How hard is ISTQB Foundation Level?

Difficulty depends on your background, familiarity with testing terms, and comfort applying test design techniques. The syllabus does not provide a universal difficulty rating, and anyone who claims broad score statistics make it easy or hard is guessing.

From my experience coming in with zero software testing background, it was not impossibly hard, but it took serious preparation.

What affects difficulty

The exam tends to feel more manageable for people who already use testing vocabulary day to day, and more challenging for people encountering the terms and techniques for the first time. K3 learning objectives require more practice than memorized definitions because they involve applying a procedure, not just recognizing one.

  • How familiar you are with software testing terms
  • Whether you have seen lifecycle, review, and defect management concepts before
  • How comfortable you are applying black-box and white-box test techniques
  • How carefully you read questions with similar-looking answer choices

My background before I started

Before I even opened the syllabus, I went through the AT*SQA Testing Essentials micro-credential stack. That gave me a foundation in DevOps concepts, different test approaches, and some test techniques. By the time I sat down with the ISTQB Foundation Level syllabus, I had already seen unit testing, had worked through equivalence partitioning examples, and knew the difference between black-box and white-box testing.
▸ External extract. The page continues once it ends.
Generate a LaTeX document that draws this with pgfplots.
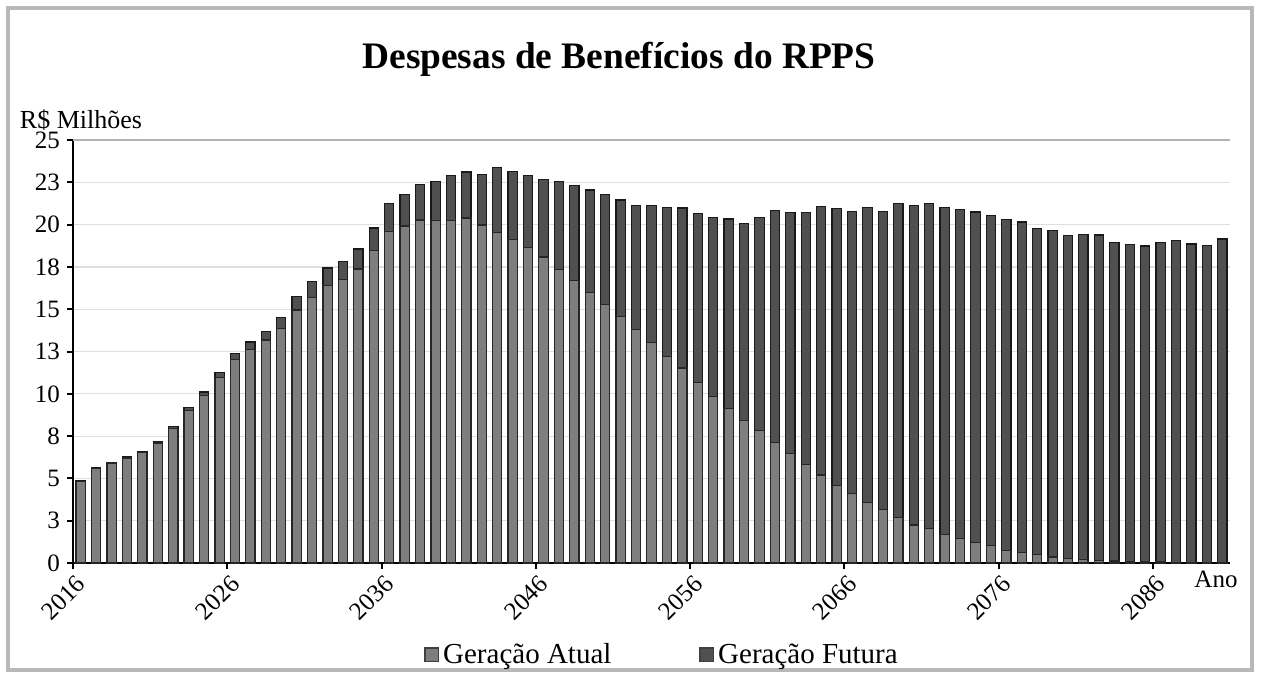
\documentclass[border=0pt]{standalone}
\usepackage{fontspec}
\setmainfont{Liberation Serif}
\usepackage{pgfplots}
\usepackage{pgfplotstable}
\pgfplotsset{compat=1.18}
\definecolor{atual}{HTML}{7E7E7E}
\definecolor{futura}{HTML}{505050}
\definecolor{framec}{HTML}{B8B8B8}
\pgfplotstableread{
x A F
0 4.83 0.02
1 5.59 0.03
2 5.91 0.04
3 6.21 0.05
4 6.53 0.06
5 7.09 0.08
6 7.93 0.12
7 9.02 0.17
8 9.89 0.22
9 10.96 0.28
10 12.03 0.33
11 12.64 0.42
12 13.18 0.50
13 13.87 0.63
14 14.95 0.79
15 15.69 0.93
16 16.41 1.02
17 16.75 1.08
18 17.38 1.18
19 18.47 1.33
20 19.60 1.65
21 19.92 1.88
22 20.27 2.09
23 20.24 2.32
24 20.24 2.66
25 20.39 2.72
26 19.98 3.00
27 19.53 3.84
28 19.13 4.00
29 18.64 4.28
30 18.08 4.57
31 17.35 5.18
32 16.69 5.60
33 15.99 6.05
34 15.30 6.46
35 14.56 6.90
36 13.81 7.33
37 13.02 8.11
38 12.22 8.81
39 11.52 9.46
40 10.68 9.97
41 9.84 10.57
42 9.14 11.19
43 8.44 11.64
44 7.85 12.57
45 7.11 13.71
46 6.45 14.26
47 5.80 14.90
48 5.20 15.86
49 4.59 16.36
50 4.11 16.65
51 3.56 17.47
52 3.16 17.63
53 2.71 18.56
54 2.25 18.89
55 2.05 19.21
56 1.69 19.32
57 1.44 19.44
58 1.19 19.56
59 1.04 19.48
60 0.73 19.58
61 0.62 19.53
62 0.52 19.27
63 0.36 19.30
64 0.27 19.11
65 0.21 19.21
66 0.15 19.24
67 0.12 18.84
68 0.10 18.74
69 0.08 18.66
70 0.06 18.88
71 0.05 19.02
72 0.04 18.82
73 0.03 18.74
74 0.02 19.13
}\data
\begin{document}
\begin{tikzpicture}
\path (-36.5pt,-57pt) rectangle (594pt,281.5pt);
\draw[framec, line width=1.6pt] (-32.5pt,-53.5pt) rectangle (589.5pt,277.5pt);
\begin{axis}[
  at={(0,0)}, anchor=south west,
  scale only axis, width=578.5pt, height=211.5pt,
  ybar stacked, bar width=0.6,
  enlargelimits=false,
  xmin=-0.5, xmax=74.5, ymin=0, ymax=25,
  axis x line*=bottom, axis y line*=left,
  axis line style={line width=1.4pt, black},
  xtick={-0.5,9.5,19.5,29.5,39.5,49.5,59.5,69.5},
  xticklabels={2016,2026,2036,2046,2056,2066,2076,2086},
  ytick={0,2.5,5,7.5,10,12.5,15,17.5,20,22.5,25},
  yticklabels={0,3,5,8,10,13,15,18,20,23,25},
  tick align=outside,
  major tick length=3pt,
  tick style={black, line width=1pt},
  xticklabel style={xshift=6.5pt, yshift=-3pt, rotate=45, anchor=east, font=\fontsize{12.5}{13}\selectfont},
  yticklabel style={font=\fontsize{12.5}{13}\selectfont},
  /pgf/number format/assume math mode=true,
  ymajorgrids,
  grid style={gray!25, line width=0.6pt},
  extra y ticks={25}, extra y tick labels={},
  extra y tick style={grid style={gray!60, line width=0.8pt}},
  legend style={at={(0.51,-0.17)}, anchor=north, draw=none, fill=none,
    font=\fontsize{14.5}{15}\selectfont,
    /tikz/every even column/.append style={column sep=42pt}},
  legend columns=2,
  legend cell align=left,
  legend image code/.code={\draw[#1, draw=black!75, line width=0.6pt] (0pt,-3.4pt) rectangle (6.8pt,3.4pt);},
]
\addplot[fill=atual, draw=black!85, line width=0.6pt] table[x=x, y=A] {\data};
\addlegendentry{Geração Atual}
\addplot[fill=futura, draw=black!90, line width=0.6pt] table[x=x, y=F] {\data};
\addlegendentry{Geração Futura}
\end{axis}
\node[font=\bfseries\fontsize{18.7}{20}\selectfont] at (273pt,252pt) {Despesas de Benefícios do RPPS};
\node[font=\fontsize{13}{14}\selectfont] at (4pt,221.5pt) {R\$ Milhões};
\node[font=\fontsize{12.5}{13}\selectfont] at (571.5pt,-8pt) {Ano};
\end{tikzpicture}
\end{document}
It did not cover everything on the exam, but it made the syllabus feel manageable instead of overwhelming.

How I studied

The first thing I did was read the syllabus and take notes. I did this over several days. After one read-through, I took a practice exam, scored myself, and went back through the chapters I struggled on. I repeated that process for all six official practice exams. When I took them, I timed myself and made the room feel like a testing center. Practicing under those conditions helped with the nerves and the pacing on test day.

It was a few hours a day over the course of about a week. When I was consistently scoring well above the passing score, I scheduled the exam.

Test day

The morning of the exam, I went back over a handful of questions I had struggled with, then went and took it. I passed on my first try.

What I took away from it

Passing from zero testing background is possible, but it takes real time. A long syllabus and a few bad practice exam scores can feel discouraging, but that is just part of the process. With enough focused preparation it is very achievable. I came away with a solid grasp of core testing concepts and practical skills like equivalence partitioning and black-box testing that I actually use.